In/Out Patient Meds:

• Dexamethasone and antiseizure medications may be necessary to reduce the respective inflammatory response (edema) and seizure activity associated with the tumor and/or therapy.

• Investigational protocols may dictate other medications, including chemotherapy.

Transfer:

• Transfer patient to a pediatric center that can provide appropriate MRI imaging studies; pediatric neurosurgery; and pediatric hematology, oncology, or neuro-oncology. Pediatric radiation oncology and neurology may also be necessary for treatment and follow-up.

Complications:

• Obstructive hydrocephaly

• Neurologic impairment

• Radiation-induced effects

• Neurocognitive decline

• Endocrinologic dysfunction

• Mineralizing microangiopathy with ischemia or infarct

• Secondary CNS malignancies

• Transient headaches, fatigue, nausea, vomiting, and anorexia

• Chemotherapy-induced effects

• Myelosuppression, infection, nausea, vomiting, anorexia, renal damage, hepatic damage, hearing damage, neurotoxicity, and secondary malignancies may occur.
• Investigational chemotherapy for either high-grade or low-grade tumors may cause complications such as fever, neutropenia, or suspected infection; therefore, hospitalization may be necessary.
• Infertility and impairment of growth may also be long-term sequelae of therapy.

Prognosis:

• Low-grade astrocytoma

• The 10-year survival rate for completely resected low-grade cerebellar astrocytomas is near 100%, with little or no morbidity.
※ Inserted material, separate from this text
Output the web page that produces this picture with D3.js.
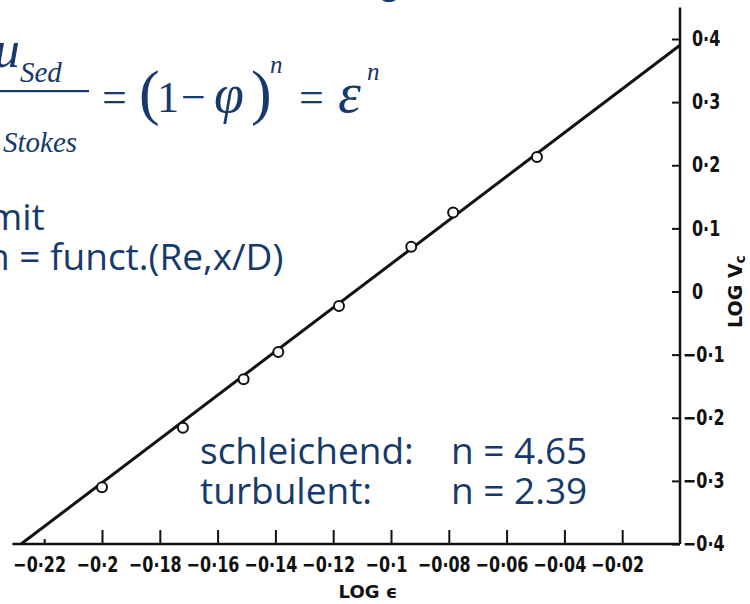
<!DOCTYPE html>
<html>
<head>
<meta charset="utf-8">
<script src="https://cdn.jsdelivr.net/npm/d3@7"></script>
<style>
  body { margin: 0; background: #fff; }
  svg { display: block; }
  .scan { font-family: "DejaVu Sans", sans-serif; font-weight: bold; fill: #111; }
  .blue { font-family: "Open Sans", "Noto Sans", sans-serif; fill: #163a6b; }
  .math { font-family: "Liberation Serif", "DejaVu Serif", serif; fill: #163a6b; }
</style>
</head>
<body>
<div id="chart"></div>
<script>
// Richardson-Zaki plot: log Vc against log eps
const WIDTH = 750;
const HEIGHT = 604;
const BLUE = "#163a6b";
const SQUEEZE = 0.76; // scanned tick labels are narrow

// axis ticks and labels (as printed, middle dot decimals)
const xTicks = [-0.22, -0.2, -0.18, -0.16, -0.14, -0.12, -0.1, -0.08, -0.06, -0.04, -0.02];
const xTickLabels = ["−0·22", "−0·2", "−0·18", "−0·16", "−0·14", "−0·12", "−0·1", "−0·08", "−0·06", "−0·04", "−0·02"];
const yTicks = [0.4, 0.3, 0.2, 0.1, 0, -0.1, -0.2, -0.3, -0.4];
const yTickLabels = ["0·4", "0·3", "0·2", "0·1", "0", "−0·1", "−0·2", "−0·3", "−0·4"];

// measured points
const logEps = [-0.2, -0.172, -0.151, -0.139, -0.118, -0.093, -0.0785, -0.0495];
const logVc = [-0.31, -0.216, -0.139, -0.096, -0.023, 0.071, 0.125, 0.213];

// fitted straight line (end points)
const fitEps = [-0.228, 0];
const fitVc = [-0.4, 0.39];

const svg = d3.select("#chart")
    .append("svg")
    .attr("width", WIDTH)
    .attr("height", HEIGHT);

const x = d3.scaleLinear().domain([-0.2, 0]).range([102, 680]);
const y = d3.scaleLinear().domain([-0.4, 0.4]).range([544, 39]);

// --- axes ---
const xAxis = svg.append("g")
    .attr("class", "scan")
    .attr("transform", `translate(0,${y(-0.4)})`)
    .call(d3.axisBottom(x)
        .tickValues(xTicks)
        .tickFormat((d, i) => xTickLabels[i])
        .tickSize(-14)
        .tickSizeOuter(0)
        .tickPadding(12));

xAxis.select(".domain").remove();
xAxis.selectAll(".tick line")
    .attr("stroke", "#111")
    .attr("stroke-width", 2)
    .attr("y2", d => d === -0.22 ? -5 : -14);
xAxis.selectAll(".tick text")
    .attr("fill", "#111")
    .attr("y", 0)
    .attr("dy", 0)
    .attr("transform", `translate(-5,28) scale(${SQUEEZE},1)`)
    .style("font-size", "21px");

const yAxis = svg.append("g")
    .attr("class", "scan")
    .attr("transform", `translate(${x(0)},0)`)
    .call(d3.axisRight(y)
        .tickValues(yTicks)
        .tickFormat((d, i) => yTickLabels[i])
        .tickSize(-8)
        .tickSizeOuter(0)
        .tickPadding(12));

yAxis.select(".domain").remove();
yAxis.selectAll(".tick line")
    .attr("stroke", "#111")
    .attr("stroke-width", 2);
yAxis.selectAll(".tick text")
    .attr("fill", "#111")
    .attr("x", 0)
    .attr("transform", d => `translate(${d < 0 ? 3 : 12},0) scale(${SQUEEZE},1)`)
    .style("font-size", "21px");

// frame lines (bottom + right)
svg.append("line")
    .attr("x1", x(-0.231)).attr("x2", x(0))
    .attr("y1", y(-0.4)).attr("y2", y(-0.4))
    .attr("stroke", "#111").attr("stroke-width", 2.5);

svg.append("line")
    .attr("x1", x(0)).attr("x2", x(0))
    .attr("y1", y(-0.4)).attr("y2", y(0.45))
    .attr("stroke", "#111").attr("stroke-width", 2.5);

// axis titles
svg.append("text")
    .attr("class", "scan")
    .attr("x", 368)
    .attr("y", 598)
    .attr("text-anchor", "middle")
    .style("font-size", "18px")
    .text("LOG ϵ");

const yTitle = svg.append("text")
    .attr("class", "scan")
    .attr("transform", `translate(742,${y(0.0)}) rotate(-90)`)
    .attr("text-anchor", "middle")
    .style("font-size", "19px");
yTitle.append("tspan").text("LOG V");
yTitle.append("tspan").attr("dy", 3).style("font-size", "14px").text("c");

// --- fit line ---
const line = d3.line()
    .x(d => x(d[0]))
    .y(d => y(d[1]));

svg.append("path")
    .datum(d3.zip(fitEps, fitVc))
    .attr("d", line)
    .attr("fill", "none")
    .attr("stroke", "#111")
    .attr("stroke-width", 3);

// --- points ---
svg.selectAll(".pt")
    .data(d3.zip(logEps, logVc))
    .enter()
    .append("circle")
    .attr("class", "pt")
    .attr("cx", d => x(d[0]))
    .attr("cy", d => y(d[1]))
    .attr("r", 5)
    .attr("fill", "#fff")
    .attr("stroke", "#111")
    .attr("stroke-width", 2);

// --- overlaid slide text ---
svg.append("text")
    .attr("class", "blue")
    .attr("x", 398).attr("y", -6)
    .attr("text-anchor", "end")
    .style("font-size", "32px")
    .text("Richardson-Zaki-Gleichung");

// formula u_Sed / u_Stokes = (1 - phi)^n = eps^n
const f = svg.append("g").attr("class", "math");

f.append("text").attr("x", -6).attr("y", 67).style("font-size", "52px").style("font-style", "italic").text("u");
f.append("text").attr("x", 20).attr("y", 82).style("font-size", "29px").style("font-style", "italic").text("Sed");
f.append("rect").attr("x", 0).attr("y", 90).attr("width", 89).attr("height", 2.2).attr("fill", BLUE);
f.append("text").attr("x", -26).attr("y", 140).style("font-size", "52px").style("font-style", "italic").text("u");
f.append("text").attr("x", 3).attr("y", 152).style("font-size", "29px").style("font-style", "italic").text("Stokes");

f.append("text").attr("x", 102).attr("y", 112).style("font-size", "44px").text("=");
f.append("text").attr("x", 139).attr("y", 113).style("font-size", "62px").text("(");
f.append("text").attr("x", 157).attr("y", 112).style("font-size", "44px").text("1");
f.append("text").attr("x", 181).attr("y", 112).style("font-size", "44px").text("−");
f.append("text").attr("x", 214).attr("y", 112).style("font-size", "54px").style("font-style", "italic").text("φ");
f.append("text").attr("x", 251).attr("y", 113).style("font-size", "62px").text(")");
f.append("text").attr("x", 270).attr("y", 73).style("font-size", "25px").style("font-style", "italic").text("n");
f.append("text").attr("x", 299).attr("y", 112).style("font-size", "44px").text("=");
f.append("text").attr("x", 338).attr("y", 112).style("font-size", "58px").style("font-style", "italic").text("ε");
f.append("text").attr("x", 367).attr("y", 80).style("font-size", "25px").style("font-style", "italic").text("n");

svg.append("text").attr("class", "blue").attr("x", -12).attr("y", 230).style("font-size", "37px").text("mit");
svg.append("text").attr("class", "blue").attr("x", -13).attr("y", 270).style("font-size", "37px").text("n = funct.(Re,x/D)");

svg.append("text").attr("class", "blue").attr("x", 200).attr("y", 464).style("font-size", "37px").text("schleichend:");
svg.append("text").attr("class", "blue").attr("x", 451).attr("y", 464).style("font-size", "37px").text("n = 4.65");
svg.append("text").attr("class", "blue").attr("x", 200).attr("y", 504).style("font-size", "37px").text("turbulent:");
svg.append("text").attr("class", "blue").attr("x", 451).attr("y", 504).style("font-size", "37px").text("n = 2.39");
</script>
</body>
</html>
It is 60-95% for all low-grade tumors, including those incompletely resected and treated with radiotherapy.
• Supratentorial tumors may result in residual motor deficits or seizure disorder. Radiotherapy may lead to neurocognitive impairment, neuroendocrine dysfunction, or ischemia and infarct.

• High-grade astrocytoma: Those who survive (<30%) are often left with some degree of motor, neurocognitive, or endocrinologic dysfunction.

• Astrocytoma of the brain stem

• Patients with dorsal exophytic and cervicomedullary tumors treated by complete surgical resection have survival rates over 90%.
• Survival may be 50-100% for those with small focal tumors of the midbrain or tectal region treated with surgery and/or radiotherapy. In sharp contrast, patients with diffuse pontine lesions rarely survive.
• Surgery to these areas can result in paralysis of multiple cranial nerves, mutism, and a compromised respiratory effort.

• Astrocytoma of the visual pathway

• The 10-year survival rate for patients with intracranial tumors (chiasm or deeper) is 40-85%, in contrast to the 90-100% for those with intraorbital tumors.
• Fewer than half of all patients have improvement in their visual deficits noted at diagnosis.
• Up to 50% of prepubertal children develop endocrinologic dysfunction from radiotherapy.

• Astrocytoma of the spinal cord: The overall survival rate for patients with low-grade astrocytomas with various degrees of resection and postoperative radiotherapy is 67% at 20 years, while those with high-grade tumors rarely survive.

Patient Education:

• Refer patients and their family members for psychosocial counseling.